葉っぱの器   

2005.03.16 有田武生

私は1988年にインドのマトゥーラという街を訪れた事がある。
ガンジスの支流、ヤムナー河のほとりにある静かな町である。いかにも愛と音楽の神クリシュナの聖地だけあって、その穏やかさを気に入ってしまい川沿いのアゴラホテルを宿として約10日間ほど滞在したのである。

この町ではいろいろと感じさせられ、今でも思い出深い場所である。

例えば、ホテル付きの大工の道具とその仕事ぶりである。
中庭に日向ぼっこをする風情で座り込み鋸で板を縦に切っている。
私は、ことわって側に座りその様子を見ていたのだが、ちょっと気になり、その道具を見せて貰って驚いた。
こんな道具、日本では使い物にならないと捨てられるだろうな。
鋸もノミも、ひどいなまくらである。「こんなもので仕事してちゃ日が暮れちまう」と日本の職人なら言いそうである。
だが、彼はなんのためらいもなく硬いマホガニーのような材を切っているのである。まったく急がず、たんたんと仕事を進め、結局はちゃんと切れてしまった。急がない、焦らないというのはなんと風格を増すものかと、感じ入ってしまった。

また、繁華街に出ると大きな黒御影石(これはすごいモノで、日本では高級墓石に使うレベルの石である。それが長年の人通りに角が丸くなっていて、そこいらの石彫刻より素晴らしい)で敷き詰められた道がワラを敷いたようになっている。そして、それが人混みに巻き上げられ逆光に輝く様はエキゾチックを絵に描いたようであるのだが、それらは実はほとんど水牛の糞が乾いたものなのだ。現地にしばらく居ると、それを汚いなどとは思わなくなる。多分、何千年も続いている営みの一つなのだ。ときどき、水牛が糞をしたそばから、それを素手でバケツに入れながら追っかけている子供が居たりする。乾かして燃料にするためである。

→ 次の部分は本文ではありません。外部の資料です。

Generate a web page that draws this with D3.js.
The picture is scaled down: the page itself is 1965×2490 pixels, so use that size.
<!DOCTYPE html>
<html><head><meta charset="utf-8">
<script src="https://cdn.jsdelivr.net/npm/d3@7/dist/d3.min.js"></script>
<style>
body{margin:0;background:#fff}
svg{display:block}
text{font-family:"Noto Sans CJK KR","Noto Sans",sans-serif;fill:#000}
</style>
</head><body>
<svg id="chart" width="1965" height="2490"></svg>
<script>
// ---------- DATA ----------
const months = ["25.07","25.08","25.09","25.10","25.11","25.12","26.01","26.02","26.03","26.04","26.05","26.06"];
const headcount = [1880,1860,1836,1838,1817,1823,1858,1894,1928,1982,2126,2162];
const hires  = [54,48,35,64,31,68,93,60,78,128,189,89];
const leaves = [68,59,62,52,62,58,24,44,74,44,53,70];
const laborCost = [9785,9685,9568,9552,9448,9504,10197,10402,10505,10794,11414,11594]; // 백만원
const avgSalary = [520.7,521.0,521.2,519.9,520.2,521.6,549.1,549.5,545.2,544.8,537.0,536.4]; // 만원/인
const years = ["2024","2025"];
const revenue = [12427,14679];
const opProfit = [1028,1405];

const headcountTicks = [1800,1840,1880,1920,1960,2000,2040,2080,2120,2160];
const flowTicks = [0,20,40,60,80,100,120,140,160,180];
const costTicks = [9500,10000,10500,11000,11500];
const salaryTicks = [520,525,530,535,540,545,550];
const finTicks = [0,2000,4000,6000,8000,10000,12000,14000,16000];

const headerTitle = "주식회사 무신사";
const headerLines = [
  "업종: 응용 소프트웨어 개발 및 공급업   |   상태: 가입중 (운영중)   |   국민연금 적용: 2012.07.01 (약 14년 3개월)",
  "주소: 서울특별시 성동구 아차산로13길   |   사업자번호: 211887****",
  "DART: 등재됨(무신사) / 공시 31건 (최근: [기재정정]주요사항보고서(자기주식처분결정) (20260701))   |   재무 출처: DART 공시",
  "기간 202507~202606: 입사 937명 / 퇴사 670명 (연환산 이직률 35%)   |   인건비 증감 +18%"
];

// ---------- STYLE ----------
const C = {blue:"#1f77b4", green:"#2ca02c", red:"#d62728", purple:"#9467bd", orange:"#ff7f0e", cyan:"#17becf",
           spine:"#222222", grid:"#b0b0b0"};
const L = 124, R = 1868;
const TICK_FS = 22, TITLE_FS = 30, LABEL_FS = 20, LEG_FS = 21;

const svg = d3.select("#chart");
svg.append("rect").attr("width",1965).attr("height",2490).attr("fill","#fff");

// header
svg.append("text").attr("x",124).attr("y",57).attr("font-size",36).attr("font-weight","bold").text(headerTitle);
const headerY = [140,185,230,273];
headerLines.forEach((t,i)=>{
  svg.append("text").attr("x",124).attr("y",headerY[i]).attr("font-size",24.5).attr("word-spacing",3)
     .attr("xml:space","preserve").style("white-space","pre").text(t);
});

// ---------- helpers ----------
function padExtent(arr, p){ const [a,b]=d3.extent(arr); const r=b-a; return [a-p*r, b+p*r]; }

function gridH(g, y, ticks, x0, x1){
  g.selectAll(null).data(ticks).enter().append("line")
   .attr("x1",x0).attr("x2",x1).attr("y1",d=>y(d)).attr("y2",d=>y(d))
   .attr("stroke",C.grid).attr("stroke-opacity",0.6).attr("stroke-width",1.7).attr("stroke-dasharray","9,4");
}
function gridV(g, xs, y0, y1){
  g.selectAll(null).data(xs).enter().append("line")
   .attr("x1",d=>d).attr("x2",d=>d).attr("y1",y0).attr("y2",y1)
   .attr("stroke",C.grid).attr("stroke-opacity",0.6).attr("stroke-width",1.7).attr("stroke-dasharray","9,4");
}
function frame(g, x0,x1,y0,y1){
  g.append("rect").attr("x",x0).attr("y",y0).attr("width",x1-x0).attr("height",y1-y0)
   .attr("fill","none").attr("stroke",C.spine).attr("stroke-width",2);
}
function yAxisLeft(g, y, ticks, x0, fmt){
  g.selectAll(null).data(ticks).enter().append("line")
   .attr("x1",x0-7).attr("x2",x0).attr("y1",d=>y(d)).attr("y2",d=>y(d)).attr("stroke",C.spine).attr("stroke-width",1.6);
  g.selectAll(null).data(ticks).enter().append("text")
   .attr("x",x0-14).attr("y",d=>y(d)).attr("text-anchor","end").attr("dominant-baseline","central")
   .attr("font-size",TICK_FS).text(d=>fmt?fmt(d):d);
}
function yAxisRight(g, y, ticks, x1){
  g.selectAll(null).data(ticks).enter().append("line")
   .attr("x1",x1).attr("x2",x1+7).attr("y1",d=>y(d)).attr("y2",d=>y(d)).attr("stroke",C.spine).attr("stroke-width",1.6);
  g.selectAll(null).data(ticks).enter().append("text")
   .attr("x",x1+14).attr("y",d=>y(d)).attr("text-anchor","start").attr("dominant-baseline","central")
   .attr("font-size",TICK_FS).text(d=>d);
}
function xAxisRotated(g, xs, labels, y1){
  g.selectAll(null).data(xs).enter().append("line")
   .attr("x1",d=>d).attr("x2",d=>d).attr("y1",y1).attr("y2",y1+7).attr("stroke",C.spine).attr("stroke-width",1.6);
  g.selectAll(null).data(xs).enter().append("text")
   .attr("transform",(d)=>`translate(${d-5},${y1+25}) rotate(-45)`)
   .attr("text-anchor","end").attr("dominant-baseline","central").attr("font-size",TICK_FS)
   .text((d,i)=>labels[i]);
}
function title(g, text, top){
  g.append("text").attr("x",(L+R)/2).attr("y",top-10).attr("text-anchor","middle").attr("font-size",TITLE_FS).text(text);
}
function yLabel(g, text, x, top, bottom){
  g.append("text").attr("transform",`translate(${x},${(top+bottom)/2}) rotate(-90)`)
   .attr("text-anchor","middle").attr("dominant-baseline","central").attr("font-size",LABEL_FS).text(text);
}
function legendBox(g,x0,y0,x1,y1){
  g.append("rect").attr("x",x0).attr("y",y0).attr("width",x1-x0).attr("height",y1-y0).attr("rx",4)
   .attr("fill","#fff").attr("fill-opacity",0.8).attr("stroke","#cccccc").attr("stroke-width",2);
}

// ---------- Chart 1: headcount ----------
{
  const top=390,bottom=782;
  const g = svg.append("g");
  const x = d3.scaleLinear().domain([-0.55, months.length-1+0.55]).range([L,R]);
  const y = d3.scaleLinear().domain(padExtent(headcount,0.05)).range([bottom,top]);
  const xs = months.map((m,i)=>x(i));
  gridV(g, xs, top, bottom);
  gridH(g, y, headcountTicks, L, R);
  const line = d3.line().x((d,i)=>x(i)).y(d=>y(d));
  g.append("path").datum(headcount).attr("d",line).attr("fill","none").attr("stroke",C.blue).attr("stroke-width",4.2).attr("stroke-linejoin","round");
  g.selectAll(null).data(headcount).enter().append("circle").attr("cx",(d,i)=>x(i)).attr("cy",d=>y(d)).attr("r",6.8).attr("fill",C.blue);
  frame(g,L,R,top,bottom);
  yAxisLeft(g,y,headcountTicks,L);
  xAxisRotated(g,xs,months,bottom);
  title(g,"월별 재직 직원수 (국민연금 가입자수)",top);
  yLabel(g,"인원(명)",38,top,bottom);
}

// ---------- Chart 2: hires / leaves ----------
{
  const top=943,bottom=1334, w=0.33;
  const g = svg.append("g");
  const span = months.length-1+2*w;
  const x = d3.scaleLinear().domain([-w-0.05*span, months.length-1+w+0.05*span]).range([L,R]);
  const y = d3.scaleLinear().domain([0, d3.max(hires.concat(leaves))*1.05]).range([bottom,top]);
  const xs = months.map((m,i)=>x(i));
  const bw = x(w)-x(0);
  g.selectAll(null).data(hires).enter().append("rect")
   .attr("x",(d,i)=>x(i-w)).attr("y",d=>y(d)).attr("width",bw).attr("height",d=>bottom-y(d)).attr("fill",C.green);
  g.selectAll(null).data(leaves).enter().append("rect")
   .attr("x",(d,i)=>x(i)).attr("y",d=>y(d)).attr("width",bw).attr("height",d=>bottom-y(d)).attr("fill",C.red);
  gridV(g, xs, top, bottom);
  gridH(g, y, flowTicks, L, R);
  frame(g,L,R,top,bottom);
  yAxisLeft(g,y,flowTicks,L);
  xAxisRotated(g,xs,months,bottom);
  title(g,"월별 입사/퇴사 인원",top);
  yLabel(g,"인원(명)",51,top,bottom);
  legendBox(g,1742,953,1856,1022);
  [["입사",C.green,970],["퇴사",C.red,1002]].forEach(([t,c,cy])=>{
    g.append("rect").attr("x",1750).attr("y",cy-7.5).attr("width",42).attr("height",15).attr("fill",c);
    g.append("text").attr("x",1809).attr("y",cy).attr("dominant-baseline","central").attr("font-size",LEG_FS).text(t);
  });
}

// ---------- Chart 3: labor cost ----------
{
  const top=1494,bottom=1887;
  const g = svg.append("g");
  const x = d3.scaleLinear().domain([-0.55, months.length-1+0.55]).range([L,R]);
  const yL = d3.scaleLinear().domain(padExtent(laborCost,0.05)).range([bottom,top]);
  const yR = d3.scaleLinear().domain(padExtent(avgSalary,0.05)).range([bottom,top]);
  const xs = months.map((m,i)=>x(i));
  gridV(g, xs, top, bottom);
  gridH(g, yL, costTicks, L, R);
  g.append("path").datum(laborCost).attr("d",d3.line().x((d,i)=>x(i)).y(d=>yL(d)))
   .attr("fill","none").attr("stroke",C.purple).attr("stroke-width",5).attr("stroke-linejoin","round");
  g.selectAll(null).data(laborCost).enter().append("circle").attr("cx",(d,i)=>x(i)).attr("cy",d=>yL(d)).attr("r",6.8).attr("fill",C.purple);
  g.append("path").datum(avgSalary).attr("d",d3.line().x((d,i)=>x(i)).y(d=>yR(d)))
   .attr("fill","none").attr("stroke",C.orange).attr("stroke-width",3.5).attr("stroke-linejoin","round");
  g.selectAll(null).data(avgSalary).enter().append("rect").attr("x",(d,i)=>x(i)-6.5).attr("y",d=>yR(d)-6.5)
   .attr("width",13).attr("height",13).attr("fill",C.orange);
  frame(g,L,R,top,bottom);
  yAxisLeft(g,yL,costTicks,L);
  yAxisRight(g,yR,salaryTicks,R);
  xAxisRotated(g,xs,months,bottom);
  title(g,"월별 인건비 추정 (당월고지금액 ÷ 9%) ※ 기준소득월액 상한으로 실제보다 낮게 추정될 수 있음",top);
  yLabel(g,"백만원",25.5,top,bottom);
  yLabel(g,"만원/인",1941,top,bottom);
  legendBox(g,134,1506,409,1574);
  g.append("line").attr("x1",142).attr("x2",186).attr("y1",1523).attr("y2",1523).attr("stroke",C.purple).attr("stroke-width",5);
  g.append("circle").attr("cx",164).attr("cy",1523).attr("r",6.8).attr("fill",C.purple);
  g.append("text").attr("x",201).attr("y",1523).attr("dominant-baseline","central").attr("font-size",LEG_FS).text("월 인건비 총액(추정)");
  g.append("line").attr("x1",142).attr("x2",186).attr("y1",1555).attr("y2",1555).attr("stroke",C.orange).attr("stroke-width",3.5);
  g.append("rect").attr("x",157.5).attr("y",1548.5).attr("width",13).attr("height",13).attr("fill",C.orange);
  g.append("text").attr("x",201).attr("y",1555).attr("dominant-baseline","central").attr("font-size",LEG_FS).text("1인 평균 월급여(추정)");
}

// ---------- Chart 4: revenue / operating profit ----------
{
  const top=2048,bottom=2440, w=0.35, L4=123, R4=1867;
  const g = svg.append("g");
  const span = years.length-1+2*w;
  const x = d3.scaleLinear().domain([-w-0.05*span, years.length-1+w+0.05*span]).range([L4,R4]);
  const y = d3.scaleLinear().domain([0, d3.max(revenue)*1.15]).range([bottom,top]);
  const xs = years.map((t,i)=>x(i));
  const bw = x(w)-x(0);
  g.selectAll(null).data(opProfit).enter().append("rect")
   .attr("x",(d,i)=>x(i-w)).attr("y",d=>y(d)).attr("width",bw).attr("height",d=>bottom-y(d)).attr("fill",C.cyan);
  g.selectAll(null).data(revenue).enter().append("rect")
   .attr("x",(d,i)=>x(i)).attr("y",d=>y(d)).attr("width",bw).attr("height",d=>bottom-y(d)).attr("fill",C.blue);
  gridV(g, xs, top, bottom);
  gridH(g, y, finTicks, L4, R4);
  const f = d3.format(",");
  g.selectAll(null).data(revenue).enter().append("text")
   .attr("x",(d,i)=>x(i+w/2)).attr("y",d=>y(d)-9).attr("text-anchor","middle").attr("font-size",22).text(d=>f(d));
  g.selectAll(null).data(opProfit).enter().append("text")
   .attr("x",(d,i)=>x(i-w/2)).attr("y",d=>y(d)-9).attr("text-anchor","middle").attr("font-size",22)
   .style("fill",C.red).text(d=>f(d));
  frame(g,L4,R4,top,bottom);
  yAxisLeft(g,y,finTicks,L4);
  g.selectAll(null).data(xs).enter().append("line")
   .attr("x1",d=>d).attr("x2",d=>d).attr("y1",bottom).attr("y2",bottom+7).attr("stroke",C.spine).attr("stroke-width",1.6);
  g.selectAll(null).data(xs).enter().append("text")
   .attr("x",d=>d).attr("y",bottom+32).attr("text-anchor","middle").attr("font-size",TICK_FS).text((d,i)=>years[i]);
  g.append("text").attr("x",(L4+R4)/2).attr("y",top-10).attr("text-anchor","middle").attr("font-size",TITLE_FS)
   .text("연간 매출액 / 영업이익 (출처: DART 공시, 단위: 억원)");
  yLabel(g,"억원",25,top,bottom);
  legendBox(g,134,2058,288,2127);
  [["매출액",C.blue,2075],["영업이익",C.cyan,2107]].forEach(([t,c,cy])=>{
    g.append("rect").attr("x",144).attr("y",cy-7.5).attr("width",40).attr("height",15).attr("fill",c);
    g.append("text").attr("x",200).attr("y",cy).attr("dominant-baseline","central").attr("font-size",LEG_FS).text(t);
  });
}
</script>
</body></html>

道ばたでは、日本では見かけないお菓子? パンに甘いシロップを浸みさせて唐辛子の粉やその他を降りかけたようなモノを売っていたので、買って食べてみた。なかなかおいしかった。しかし、2度目に子供のためにと唐辛子の粉などをかけないで貰ったモノは、なにか間の抜けた、あんまりおいしくないモノであった。これは失敗だった。
実は、言いたかったことはこの味のことではない。買ったときに渡された葉っぱで作った器の事である。日本で言うと柏のような葉っぱを数枚、器用に串で止めて器にしてある。みんな、これを食べた後、これらの器を無造作にその辺りの溝に投げ捨てている。例えば、東京でスチロールの器をこんな具合いにやると大ひんしゅくものだろう。しかし、ここではちがうのだ。
町には、うろついている豚がいて、それらを漁って食べているのである。
胴体の下半分は、ドブに濡れて黒くなっており、ツートンカラーの豚になっている。結局、それらの葉っぱの器はゴミではなくなっているのだ。

道ばたで、布を敷きひげ剃りを生業にしている男を数時間眺めたことがある。彼は、使い古された蓋の出来るブリキ缶の水だけで、仕事をしているのだ。ピチャピチャとヒゲを濡らし、雑談しながら器用にカミソリを扱い、最後に布で拭いてお終いである。なんという省エネであろう。石鹸も使わず、だから洗う必要もない。多分、片手の平に乗るくらいの量の水でやってのけるのである。

すごく、豊かな景色という環境の中で、日本人から見れば粗末で貧しく見えるかも知れない人達の、無駄のない生き方を見て、当時、価値観が大きく揺さぶられたモノだ。そして、今なお、いや、現代の色々な事例を見聞きする度に、なおさら、その感を大きくしている。